Micro Air Vehicles (MAV) are the official name for the growing array of tiny robots that have begun to take flight. Increasing miniaturization has led to an even smaller sub-group of drones called NAV (nano air vehicles) which have been commissioned to provide new solutions in the areas of search and rescue, hazardous exploration, military surveillance, climate mapping, and traffic monitoring – to name a few of the slated functions. Some of these NAV include mapleseed drones, sparrow drones, dragonfly drones and one called RoboBee. The reconstruction of nature is seen by researchers as the best way to introduce MAV and NAV on a wide scale.
The latest in this developing drone menagerie appears to represent the next stage of evolution, a sophisticated miniature drone modeled after a bat that developers are simply calling Bat Bot. As featured by Popular Mechanics:
Bat Bot is nothing short of an engineering marvel. It weighs in at only 3.3 ounces—about as heavy of two golf balls. With a silicone membrane stretched over its carbon-fiber skeleton, a head crammed with an on-board computer and sensors, and five micro-sized motors strung along its backbone, Bat Bot is capable of autonomous, flapping flight. Designed by trio of roboticists led by Soon-Jo Chung at Caltech, it was unveiled today in the journal Science Robotics.
The designers had to overcome the many technical challenges of replicating what they say is one of the most sophisticated flight structures in all of mammalian nature. They had to create their drone to somehow compete with the 40 joints possessed by a real bat as well as its unique wing attributes. In the end, they settled upon 9 key joint mechanisms and a membrane for the wings that provides the needed flexibility.
But the real clincher is that this particular drone is not even remote controlled; it has been infused with sensors and an onboard computer system that allows it to fly autonomously, while its inherent design gives it the benefit of flying in complete silence vs. the typical quadcopter drone, for example, which possesses spinning blades.

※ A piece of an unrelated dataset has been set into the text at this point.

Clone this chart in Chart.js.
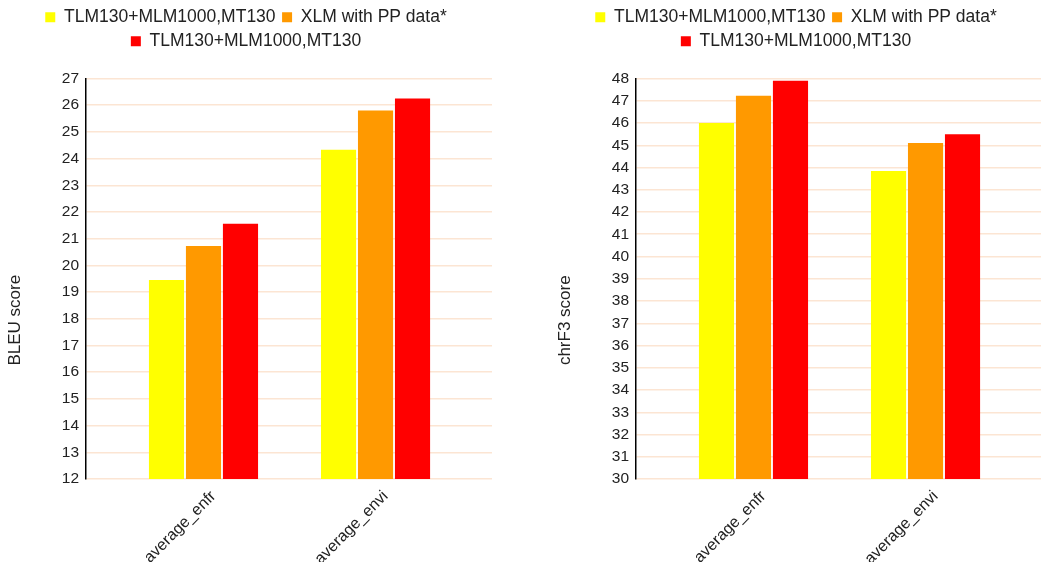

The following videos show off the life-like capabilities of Bat Bot in action:
Popular Science notes that Bat Bot could be essential for safety and stealth around humans. They provide the example of a construction site to offer a real-world example:
future incarnations of Bat Bot could fly about new building sites mid-construction, perching on beams to snap photos, or to spy mistakes or other structural flaws. If one bumps into a construction worker, no problem.
While this certainly could be a legitimate use, it is a much more disturbing scenario to envision how the military surveillance complex will wind up using this technology. In fact, they have given us a preview to this potential future in the Air Force video below. As drone expert, P.W. Singer stated, “The miniaturization of drones is where it really gets interesting. You can use these things anywhere, put them anyplace, and the target will never even know they’re being watched.”